▸ **Exercise instructions**: Starting at the first line of the listing below, retype each line up to and including the one that contains "(opera) at (908,1259)". Leave pictures out.
begin
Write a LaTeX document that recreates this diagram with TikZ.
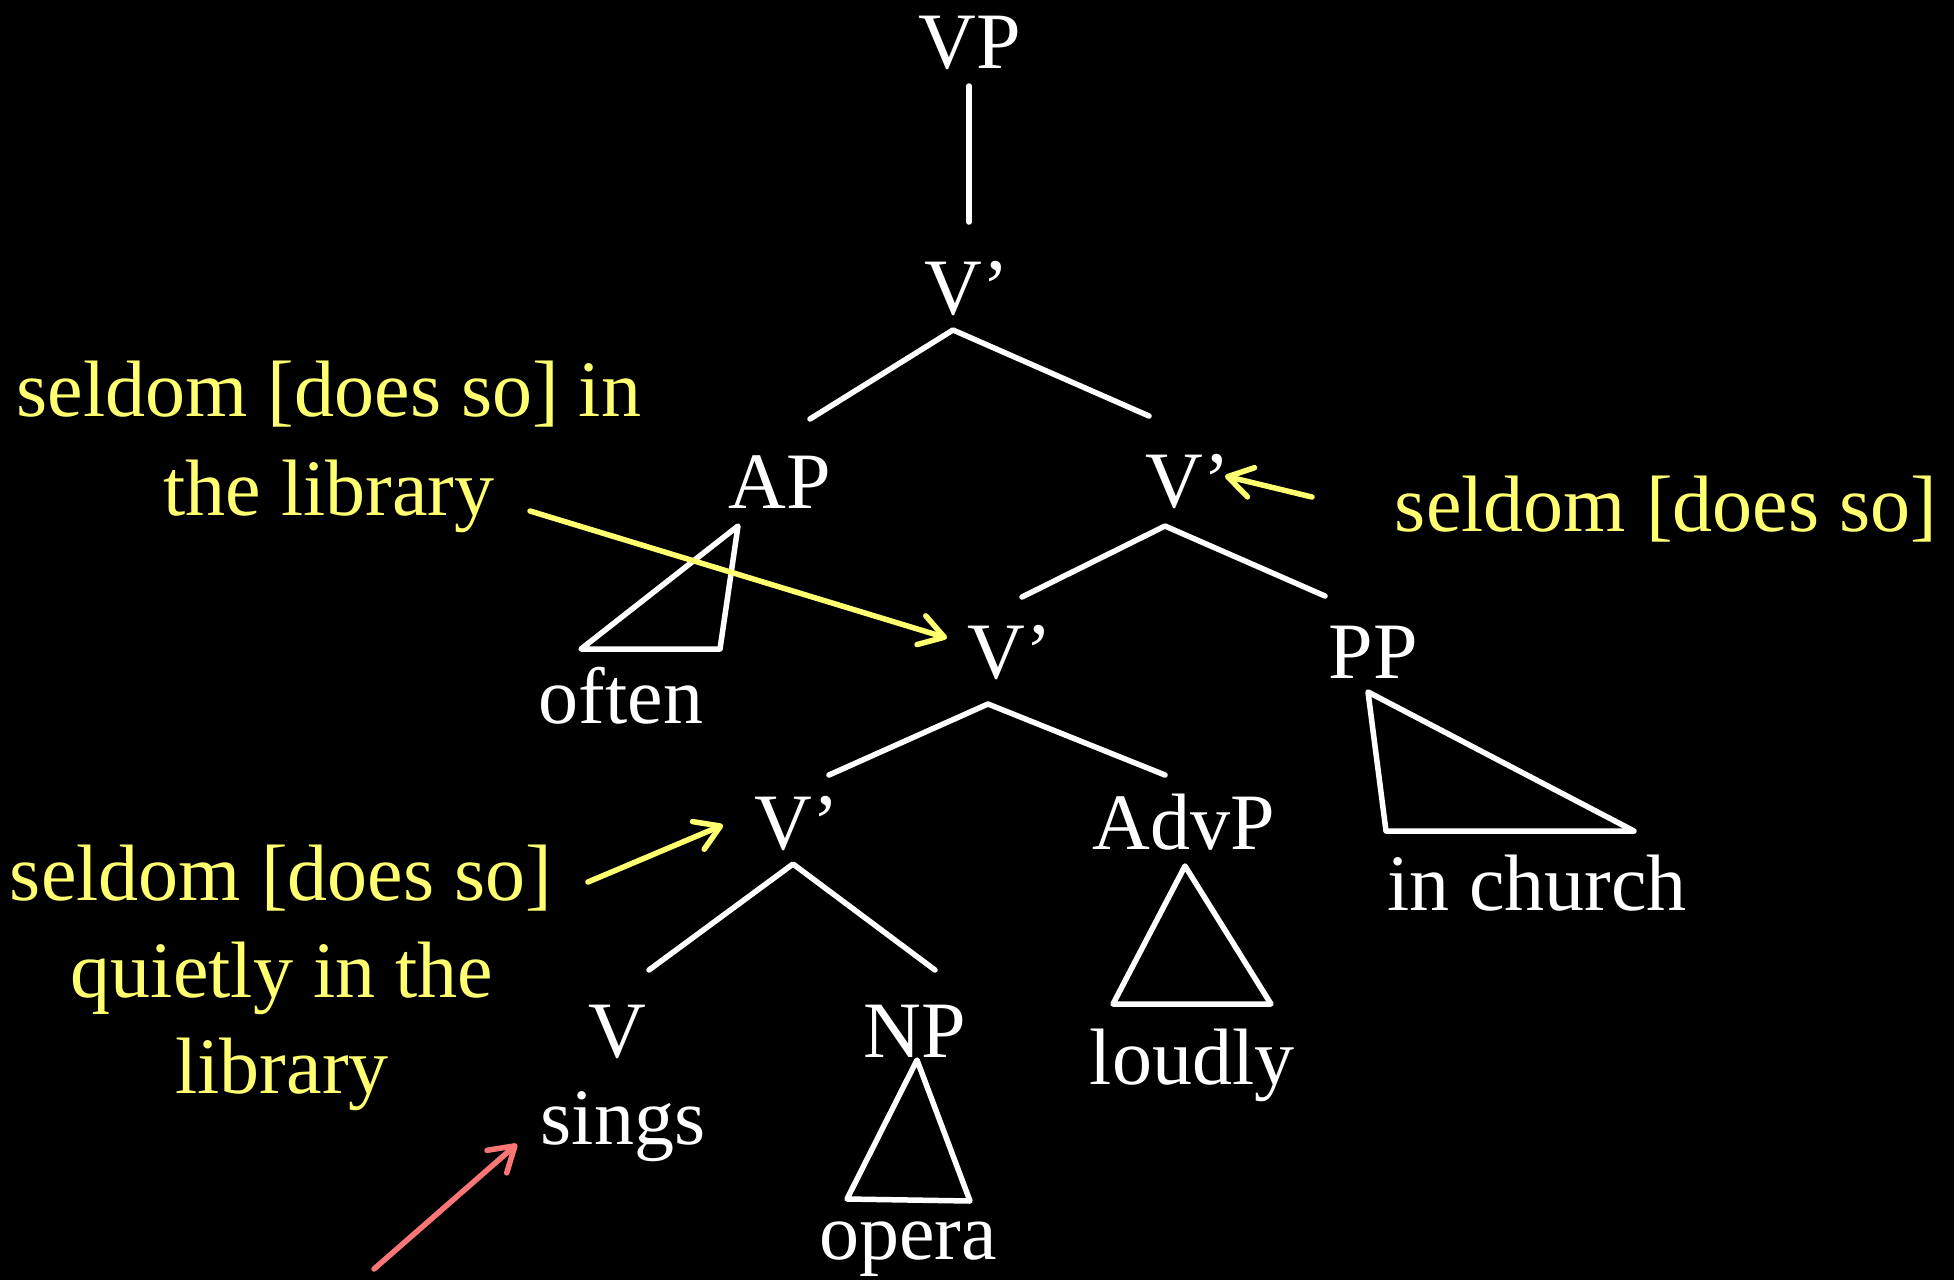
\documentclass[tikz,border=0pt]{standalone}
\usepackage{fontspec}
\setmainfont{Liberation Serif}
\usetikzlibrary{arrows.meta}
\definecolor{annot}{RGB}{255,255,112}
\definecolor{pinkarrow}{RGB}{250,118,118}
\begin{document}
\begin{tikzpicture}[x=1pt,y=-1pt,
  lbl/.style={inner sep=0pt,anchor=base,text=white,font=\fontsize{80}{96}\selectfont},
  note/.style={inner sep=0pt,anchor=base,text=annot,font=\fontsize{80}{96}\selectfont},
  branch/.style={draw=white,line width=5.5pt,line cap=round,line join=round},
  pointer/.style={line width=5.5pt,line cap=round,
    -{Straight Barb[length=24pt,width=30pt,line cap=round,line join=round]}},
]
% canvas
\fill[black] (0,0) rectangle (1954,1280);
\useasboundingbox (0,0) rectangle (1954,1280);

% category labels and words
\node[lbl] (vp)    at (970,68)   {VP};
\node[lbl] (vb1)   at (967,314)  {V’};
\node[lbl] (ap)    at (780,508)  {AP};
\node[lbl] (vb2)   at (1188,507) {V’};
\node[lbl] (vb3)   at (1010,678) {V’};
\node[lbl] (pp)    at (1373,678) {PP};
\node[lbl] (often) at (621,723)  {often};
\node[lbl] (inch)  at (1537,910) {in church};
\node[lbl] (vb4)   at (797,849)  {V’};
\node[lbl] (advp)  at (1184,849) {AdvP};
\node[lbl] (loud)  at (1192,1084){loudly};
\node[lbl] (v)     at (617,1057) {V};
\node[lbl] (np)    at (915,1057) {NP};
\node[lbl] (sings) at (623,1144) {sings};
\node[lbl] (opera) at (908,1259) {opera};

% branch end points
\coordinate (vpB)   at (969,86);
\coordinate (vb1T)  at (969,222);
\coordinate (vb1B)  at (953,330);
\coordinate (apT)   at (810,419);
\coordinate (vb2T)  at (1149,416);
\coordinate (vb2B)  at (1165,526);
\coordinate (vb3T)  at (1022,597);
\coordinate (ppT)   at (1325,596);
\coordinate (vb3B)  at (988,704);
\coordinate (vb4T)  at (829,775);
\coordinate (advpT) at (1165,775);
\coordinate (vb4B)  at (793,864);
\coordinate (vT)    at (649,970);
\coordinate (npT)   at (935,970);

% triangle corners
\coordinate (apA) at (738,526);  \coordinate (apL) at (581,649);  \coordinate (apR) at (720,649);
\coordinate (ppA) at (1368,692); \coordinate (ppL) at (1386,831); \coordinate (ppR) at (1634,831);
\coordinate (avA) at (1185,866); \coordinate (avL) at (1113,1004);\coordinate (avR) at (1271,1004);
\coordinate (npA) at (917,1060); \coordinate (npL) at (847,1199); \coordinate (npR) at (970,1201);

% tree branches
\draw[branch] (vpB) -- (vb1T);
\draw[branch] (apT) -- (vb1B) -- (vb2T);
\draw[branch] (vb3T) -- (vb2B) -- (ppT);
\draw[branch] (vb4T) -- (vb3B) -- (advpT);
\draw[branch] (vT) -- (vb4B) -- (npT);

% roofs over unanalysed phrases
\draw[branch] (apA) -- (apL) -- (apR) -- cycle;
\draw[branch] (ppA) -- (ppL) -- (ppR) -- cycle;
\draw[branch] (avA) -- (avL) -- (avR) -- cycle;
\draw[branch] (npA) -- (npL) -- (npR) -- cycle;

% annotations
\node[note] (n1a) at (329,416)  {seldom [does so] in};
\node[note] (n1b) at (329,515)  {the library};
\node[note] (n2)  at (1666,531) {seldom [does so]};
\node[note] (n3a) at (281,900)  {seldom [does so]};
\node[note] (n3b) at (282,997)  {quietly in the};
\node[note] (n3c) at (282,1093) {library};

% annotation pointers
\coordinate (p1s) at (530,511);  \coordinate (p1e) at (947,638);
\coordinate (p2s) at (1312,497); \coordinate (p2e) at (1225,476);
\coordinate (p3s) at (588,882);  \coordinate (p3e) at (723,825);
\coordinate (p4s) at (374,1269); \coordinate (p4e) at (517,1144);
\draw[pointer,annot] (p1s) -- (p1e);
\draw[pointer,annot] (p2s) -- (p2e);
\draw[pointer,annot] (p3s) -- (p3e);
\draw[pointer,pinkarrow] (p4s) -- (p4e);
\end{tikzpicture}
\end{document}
end
▸ **Answer**:
Write a LaTeX document that recreates this diagram with TikZ.
\documentclass[tikz,border=0pt]{standalone}
\usepackage{fontspec}
\setmainfont{Liberation Serif}
\usetikzlibrary{arrows.meta}
\definecolor{annot}{RGB}{255,255,112}
\definecolor{pinkarrow}{RGB}{250,118,118}
\begin{document}
\begin{tikzpicture}[x=1pt,y=-1pt,
  lbl/.style={inner sep=0pt,anchor=base,text=white,font=\fontsize{80}{96}\selectfont},
  note/.style={inner sep=0pt,anchor=base,text=annot,font=\fontsize{80}{96}\selectfont},
  branch/.style={draw=white,line width=5.5pt,line cap=round,line join=round},
  pointer/.style={line width=5.5pt,line cap=round,
    -{Straight Barb[length=24pt,width=30pt,line cap=round,line join=round]}},
]
% canvas
\fill[black] (0,0) rectangle (1954,1280);
\useasboundingbox (0,0) rectangle (1954,1280);

% category labels and words
\node[lbl] (vp)    at (970,68)   {VP};
\node[lbl] (vb1)   at (967,314)  {V’};
\node[lbl] (ap)    at (780,508)  {AP};
\node[lbl] (vb2)   at (1188,507) {V’};
\node[lbl] (vb3)   at (1010,678) {V’};
\node[lbl] (pp)    at (1373,678) {PP};
\node[lbl] (often) at (621,723)  {often};
\node[lbl] (inch)  at (1537,910) {in church};
\node[lbl] (vb4)   at (797,849)  {V’};
\node[lbl] (advp)  at (1184,849) {AdvP};
\node[lbl] (loud)  at (1192,1084){loudly};
\node[lbl] (v)     at (617,1057) {V};
\node[lbl] (np)    at (915,1057) {NP};
\node[lbl] (sings) at (623,1144) {sings};
\node[lbl] (opera) at (908,1259) {opera};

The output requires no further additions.